When it comes to sharing information, 95% say financial institutions do not have the right to share any personal client information with third parties. At the same time, between 24% and 38% of respondents say they are willing to let their financial institutions share information like e-mail addresses, number of years they’ve been with their bank, the number and type of banking and investment accounts they have, assets, personal net worth and account balances with affiliate organizations.

This willingness to share, says EDS, is a sign that consumers have a high level of trust with their financial institutions and affiliates.

At the same time, institutions have a fine line to walk in creating and sharing consumer profiles. Consumers have concerns about data profiling, but value the personal advice that may require such analysis. More than three quarters of those who said profiling was acceptable to provide relevant advice or customized services, said they were wary of the practices if the profiles were used to sell products. Among those clients who said they accept profiling, 28% said the data should be securely stored and never used to sell services.

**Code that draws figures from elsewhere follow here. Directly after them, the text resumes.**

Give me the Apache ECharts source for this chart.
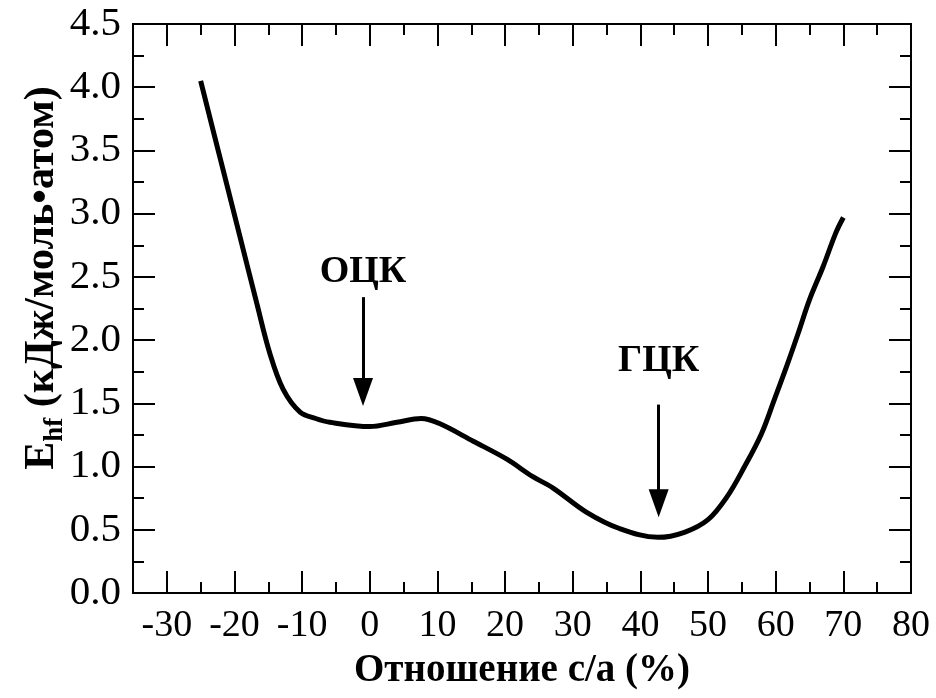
<!DOCTYPE html>
<html>
<head>
<meta charset="utf-8">
<script src="https://cdn.jsdelivr.net/npm/echarts@6/dist/echarts.min.js"></script>
<style>
  html, body { margin: 0; padding: 0; background: #fff; }
  #chart { width: 936px; height: 698px; }
</style>
</head>
<body>
<div id="chart"></div>
<script>
// Formation energy curve versus c/a ratio
const ratio  = [-25, -21.7, -19.2, -16.7, -14.8, -12.8, -10.3, -8, -5.9, 0, 4, 7.6, 10.3, 15.3, 20.2, 24.1, 27.1, 32, 36.9, 42.6, 46.5, 50, 52.8, 55.4, 57.9, 59.8, 61.6, 63.3, 65, 67, 68.9, 70];
const energy = [4.05, 3.35, 2.82, 2.29, 1.90, 1.61, 1.43, 1.38, 1.35, 1.316, 1.35, 1.38, 1.34, 1.20, 1.06, 0.92, 0.83, 0.64, 0.51, 0.44, 0.48, 0.58, 0.76, 1.00, 1.26, 1.53, 1.79, 2.05, 2.32, 2.58, 2.85, 2.97];

// Axis ticks
const xMajor = [-30, -20, -10, 0, 10, 20, 30, 40, 50, 60, 70, 80];
const xMinor = [-25, -15, -5, 5, 15, 25, 35, 45, 55, 65, 75];

// Phase annotations: name, arrow x, arrow top, arrow head, label y
const phaseNames  = ['ОЦК', 'ГЦК'];
const phaseX      = [-1, 42.7];
const arrowTop    = [2.34, 1.49];
const arrowEnd    = [1.59, 0.71];
const labelY      = [2.54, 1.83];

const FONT = "'Liberation Serif', 'Times New Roman', serif";

const series = ratio.map((x, i) => [x, energy[i]]);

const axisLineStyle = { show: true, onZero: false, lineStyle: { color: '#000', width: 2 } };

function xAxisDef(position, values, length, withLabels) {
  return {
    type: 'value', position: position, min: -35, max: 80,
    axisLine: axisLineStyle,
    axisTick: { show: true, inside: true, length: length, customValues: values, lineStyle: { color: '#000', width: 2 } },
    axisLabel: withLabels ? {
      show: true, customValues: values, color: '#000', fontFamily: FONT, fontSize: 38, margin: 14
    } : { show: false },
    splitLine: { show: false }
  };
}

function yAxisDef(position, withLabels) {
  return {
    type: 'value', position: position, min: 0, max: 4.5, interval: 0.5,
    axisLine: axisLineStyle,
    axisTick: { show: true, inside: true, length: 22, lineStyle: { color: '#000', width: 2 } },
    minorTick: { show: true, splitNumber: 2, length: 11, lineStyle: { color: '#000', width: 2 } },
    axisLabel: withLabels ? {
      show: true, color: '#000', fontFamily: FONT, fontSize: 41, margin: 12,
      formatter: v => v.toFixed(1)
    } : { show: false },
    splitLine: { show: false }
  };
}

const xBottom = xAxisDef('bottom', xMajor, 22, true);
xBottom.name = 'Отношение с/а (%)';
xBottom.nameLocation = 'middle';
xBottom.nameGap = 58;
xBottom.nameTextStyle = { color: '#000', fontFamily: FONT, fontWeight: 'bold', fontSize: 39 };

const option = {
  animation: false,
  backgroundColor: '#fff',
  grid: { left: 133, right: 25, top: 24, bottom: 105, containLabel: false },
  xAxis: [
    xBottom,
    xAxisDef('bottom', xMinor, 11, false),
    xAxisDef('top', xMajor, 22, false),
    xAxisDef('top', xMinor, 11, false)
  ],
  yAxis: [yAxisDef('left', true), yAxisDef('right', false)],
  graphic: [{
    type: 'text',
    x: 42, y: 278,
    rotation: Math.PI / 2,
    style: {
      text: '{a|E}{b|hf}{a| (кДж/моль•атом)}',
      align: 'center',
      verticalAlign: 'middle',
      fill: '#000',
      rich: {
        a: { fontFamily: FONT, fontWeight: 'bold', fontSize: 42, lineHeight: 54, verticalAlign: 'middle', fill: '#000' },
        b: { fontFamily: FONT, fontWeight: 'bold', fontSize: 27, lineHeight: 27, verticalAlign: 'bottom', fill: '#000' }
      }
    }
  }],
  series: [
    {
      type: 'line',
      data: series,
      smooth: 0.35,
      symbol: 'none',
      lineStyle: { color: '#000', width: 5 },
      markLine: {
        silent: true,
        symbol: ['none', 'triangle'],
        symbolSize: [20, 28],
        label: { show: false },
        lineStyle: { color: '#000', width: 3, type: 'solid' },
        itemStyle: { color: '#000' },
        data: phaseX.map((x, i) => [{ coord: [x, arrowTop[i]] }, { coord: [x, arrowEnd[i]] }])
      }
    },
    {
      type: 'scatter',
      symbolSize: 0,
      silent: true,
      itemStyle: { opacity: 1 },
      data: phaseNames.map((n, i) => ({ name: n, value: [phaseX[i], labelY[i]] })),
      label: {
        show: true, position: 'inside', formatter: p => p.name,
        color: '#000', fontFamily: FONT, fontWeight: 'bold', fontSize: 38
      }
    }
  ]
};

echarts.init(document.getElementById('chart')).setOption(option);
</script>
</body>
</html>
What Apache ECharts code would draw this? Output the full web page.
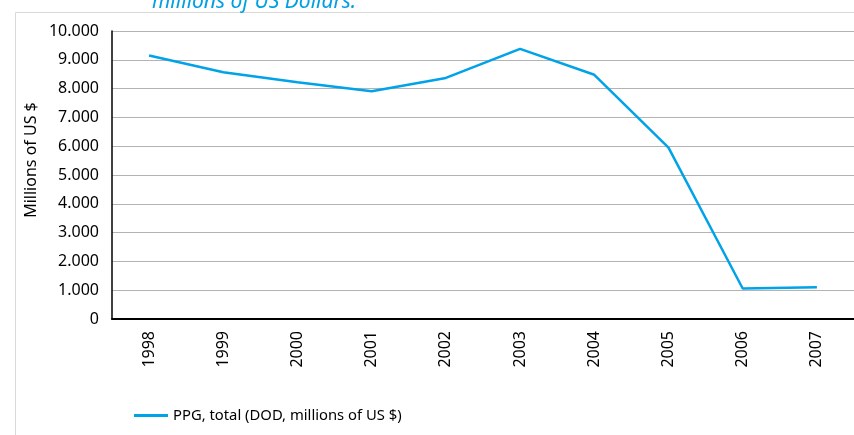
<!DOCTYPE html>
<html>
<head>
<meta charset="utf-8">
<script src="https://cdn.jsdelivr.net/npm/echarts@6/dist/echarts.min.js"></script>
<style>
  html, body { margin: 0; padding: 0; background: #fff; }
  #chart { width: 854px; height: 435px; }
</style>
</head>
<body>
<div id="chart"></div>
<script>
// Public and publicly guaranteed debt outstanding, 1998–2007
const years = ['1998', '1999', '2000', '2001', '2002', '2003', '2004', '2005', '2006', '2007'];
const ppgTotal = [9150, 8570, 8220, 7910, 8370, 9380, 8480, 5950, 1060, 1100];
const seriesName = 'PPG, total (DOD, millions of US $)';
const yAxisTitle = 'Millions of US $';
const yTicks = { min: 0, max: 10000, interval: 1000 };

const fontFamily = '"Noto Sans", "Open Sans", sans-serif';

// thousands separated with a dot: 10000 -> "10.000"
function fmtThousands(v) {
  return String(v).replace(/\B(?=(\d{3})+(?!\d))/g, '.');
}

const chart = echarts.init(document.getElementById('chart'), null, { renderer: 'canvas' });

chart.setOption({
  animation: false,
  backgroundColor: '#ffffff',
  textStyle: { fontFamily: fontFamily },
  graphic: [
    {
      type: 'polyline',
      silent: true,
      shape: { points: [[15.5, 435], [15.5, 12.5], [854, 12.5]] },
      style: { stroke: '#d9d9d9', lineWidth: 1, fill: null }
    },
    {
      type: 'text',
      silent: true,
      style: {
        text: 'millions of US Dollars.',
        x: 152,
        y: 13,
        textVerticalAlign: 'bottom',
        fill: '#00a0e3',
        font: 'italic 21px ' + fontFamily
      }
    },
    {
      // vertical axis title
      type: 'text',
      silent: true,
      x: 31,
      y: 160,
      rotation: Math.PI / 2,
      style: {
        text: yAxisTitle,
        x: 0,
        y: 0,
        align: 'center',
        verticalAlign: 'middle',
        fill: '#000',
        font: '16px ' + fontFamily
      }
    }
  ],
  grid: { left: 112, top: 31, width: 760, height: 288, containLabel: false },
  legend: {
    left: 129,
    top: 403,
    icon: 'rect',
    itemWidth: 34,
    itemHeight: 3,
    itemGap: 10,
    textStyle: { fontSize: 14.8, color: '#000', fontFamily: fontFamily },
    data: [seriesName]
  },
  xAxis: {
    type: 'category',
    data: years,
    boundaryGap: true,
    axisLine: { show: true, lineStyle: { color: '#000', width: 2 } },
    axisTick: { show: false },
    axisLabel: { rotate: 90, margin: 12, fontSize: 16, color: '#000', fontFamily: fontFamily },
    splitLine: { show: false }
  },
  yAxis: {
    type: 'value',
    min: yTicks.min,
    max: yTicks.max,
    interval: yTicks.interval,
    axisLine: { show: true, lineStyle: { color: '#000', width: 1.5 } },
    axisTick: { show: false },
    axisLabel: {
      margin: 13,
      fontSize: 16,
      color: '#000',
      fontFamily: fontFamily,
      formatter: fmtThousands
    },
    splitLine: { show: true, lineStyle: { color: '#b3b3b3', width: 1 } }
  },
  series: [
    {
      name: seriesName,
      type: 'line',
      data: ppgTotal,
      symbol: 'none',
      lineStyle: { color: '#00a2e8', width: 2.5 },
      itemStyle: { color: '#00a2e8' }
    }
  ]
});
</script>
</body>
</html>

“The act of protecting consumers’ personal information is not only imperative to meet compliance standards, but is also essential to a financial institution’s ability to attract and retain a solid customer base,” says Chris Lord, EDS senior vice president, Canadian financial services. “The consequences are severe for any financial institution that experiences a security breach that leads to a leak of personal information. Our survey clearly shows that consumers demand strong security and privacy measures, and banks and other financial service providers must rise to the challenge or risk losing their customers.”